What I Found When I Stopped Looking
You know what’s wild? When you stop scanning the apps for your future husband, you start noticing yourself again. Noticing how good your legs look in those running tights. How strong your arms feel after lifting groceries solo. How you laugh when no one’s watching.
I stopped performing romance and started practicing presence. And you know what? I like myself better single. Not forever, maybe. But for now? Hell yes.
I also noticed my daughter noticing. Noticed how she picked up on the shift. The calm. The energy in our home. The way I cooked more, danced around the kitchen more, didn’t have one foot out the door chasing someone who couldn’t be bothered to text back.
She deserves that version of me. I deserve that version of me.
The Verdict: Would Recommend
Taking a month off from dating wasn’t just a self-care act. It was a self-respect revolution.

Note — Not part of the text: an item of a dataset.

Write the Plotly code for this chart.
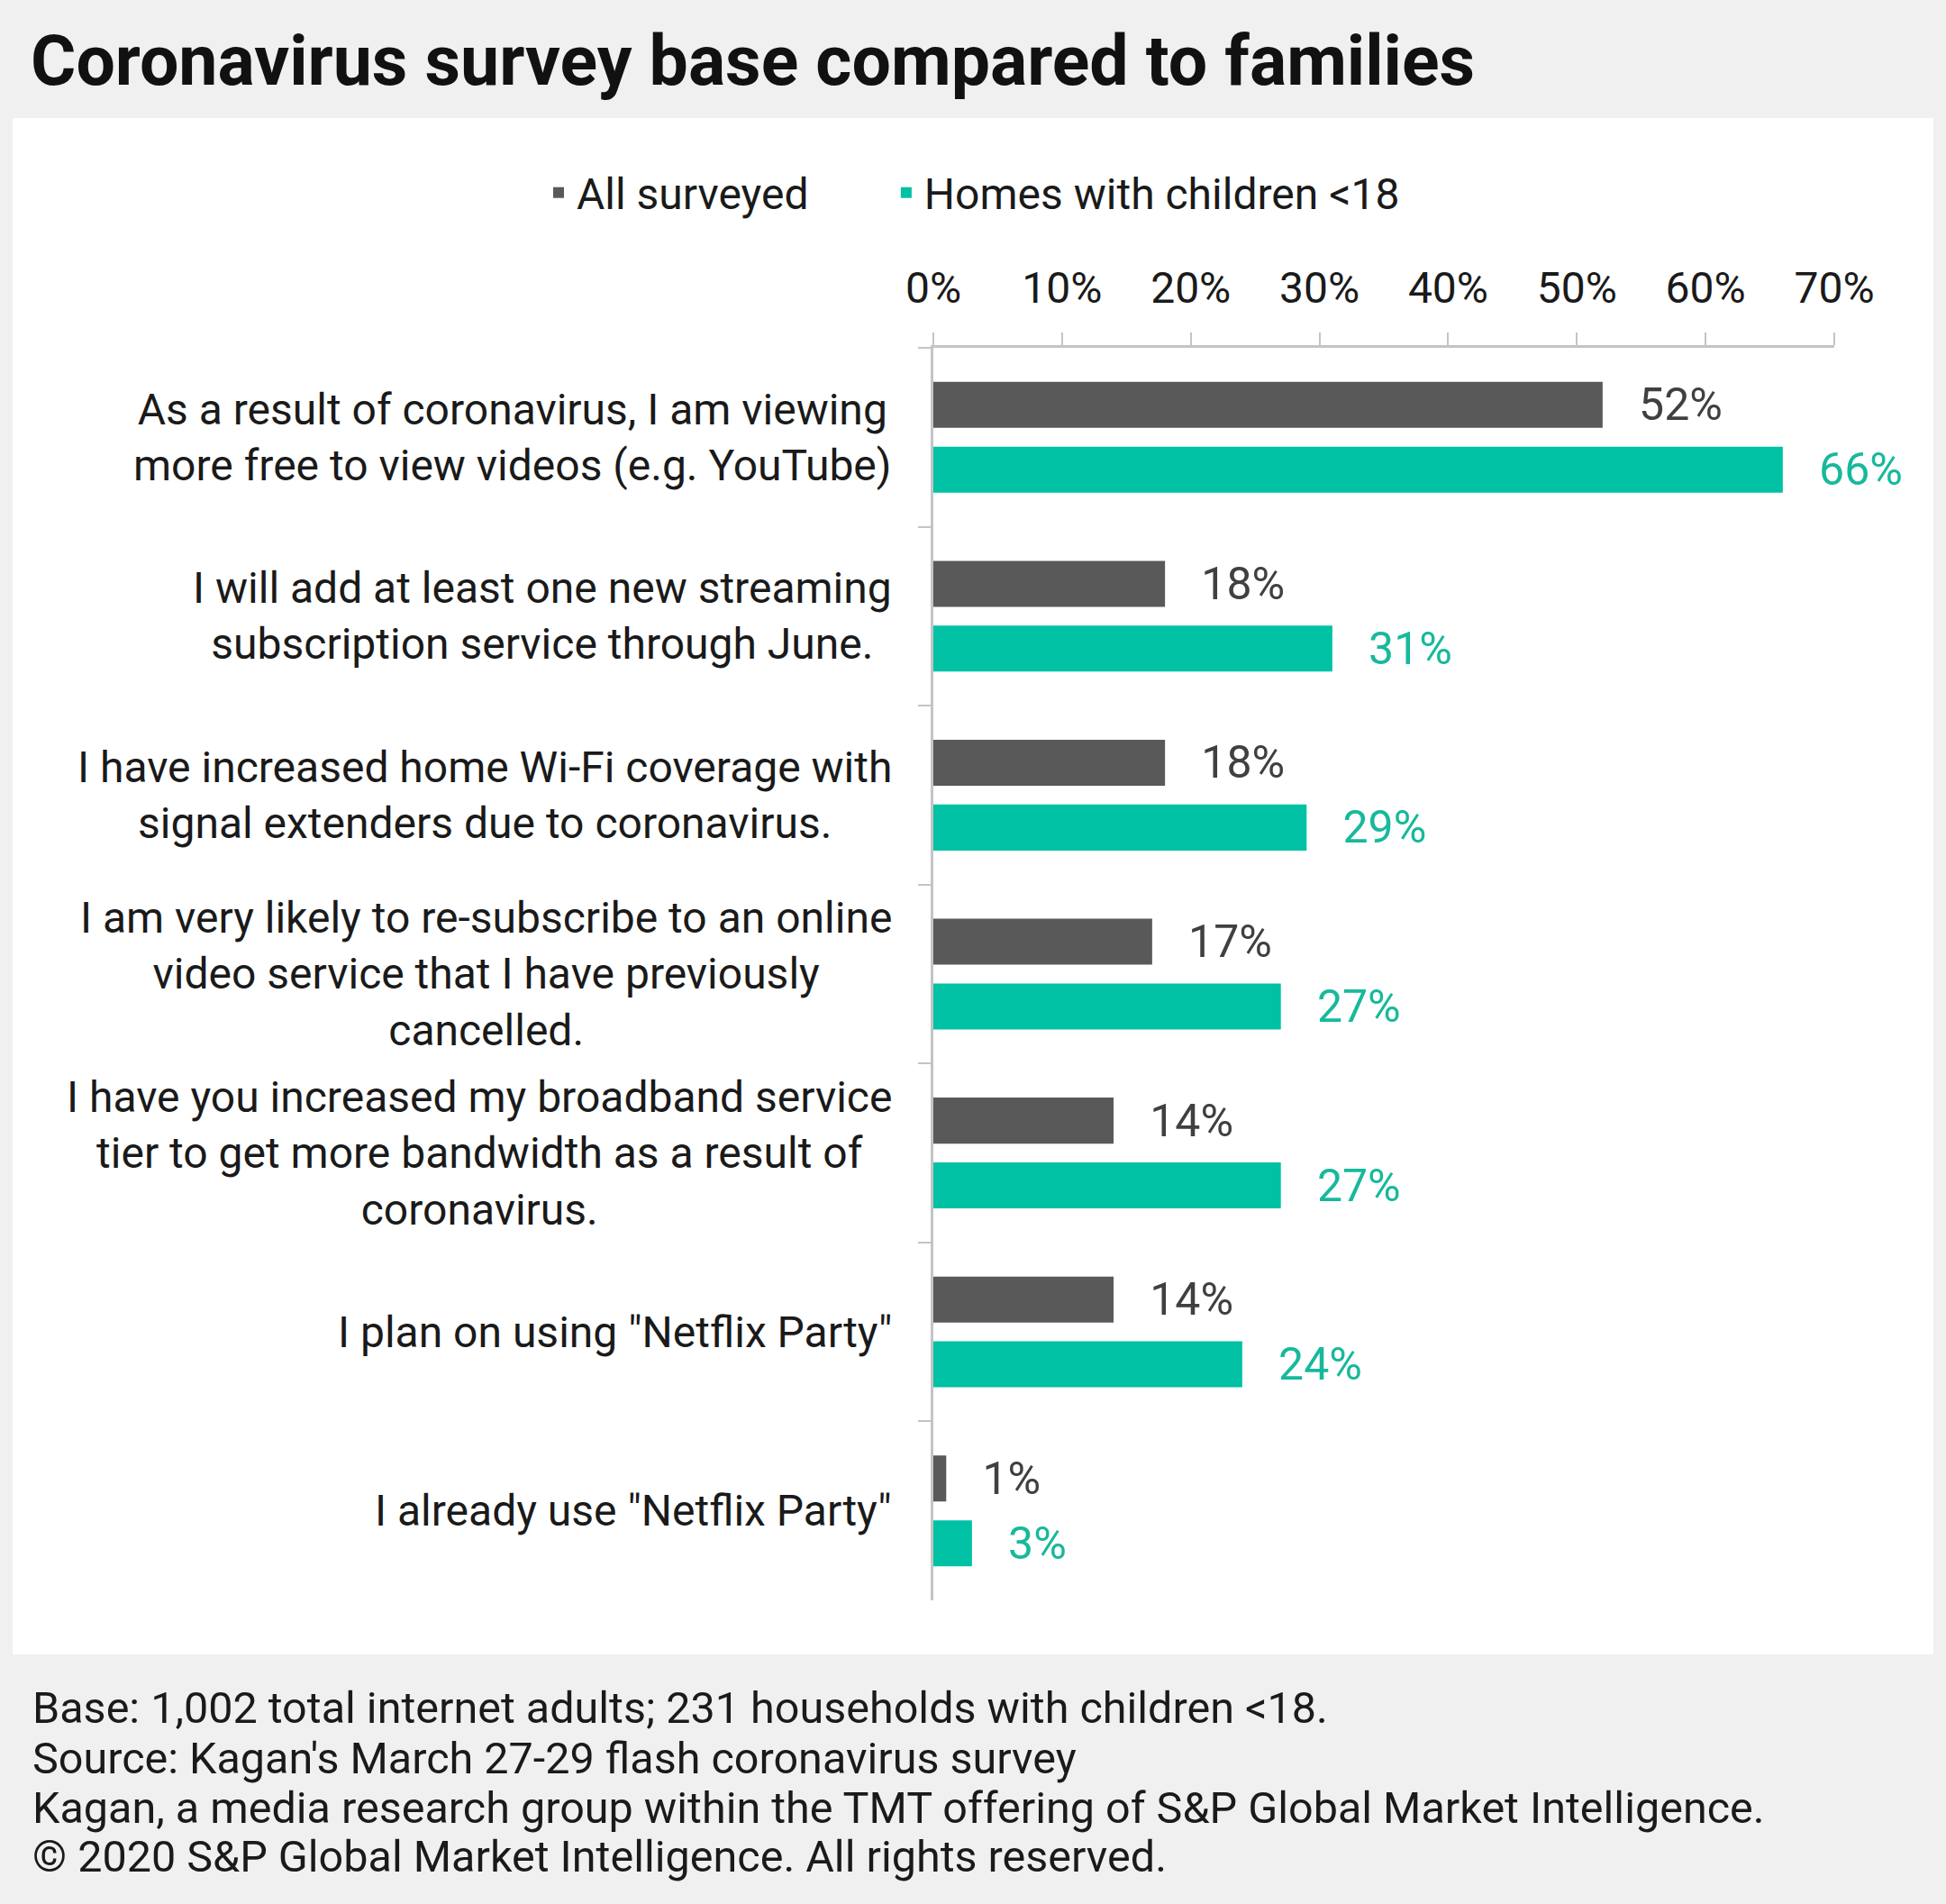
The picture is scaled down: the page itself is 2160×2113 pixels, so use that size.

In a world that tells women we’re only worth as much as our romantic value, I reclaimed my narrative. I proved to myself (again) that I am not defined by who’s beside me but by how I show up for myself when no one else is.
So to the next guy who slides into my inbox with a “Hey,” I’ve got an answer ready:
“Sorry, babe. I’m busy falling back in love with myself.”
And guess what? I’m enjoying it so much, I’m extending this dating hiatus indefinitely. No timeline. No deadline. Just me, waking up every day asking myself what I need and how I can give it to myself without compromise.
Next month, my daughter and I are packing our bags and heading to Europe for four glorious weeks of adventure, croissants, train rides, and absolutely no men. Just mother-daughter memories, museums, messy gelato smiles, and dancing under foreign skies. I can’t think of a better love story to write next than this one with her, and with me.
Because this chapter? It’s not about who I might meet.
It’s about the woman I’ve become. And she’s not just enough, she’s everything.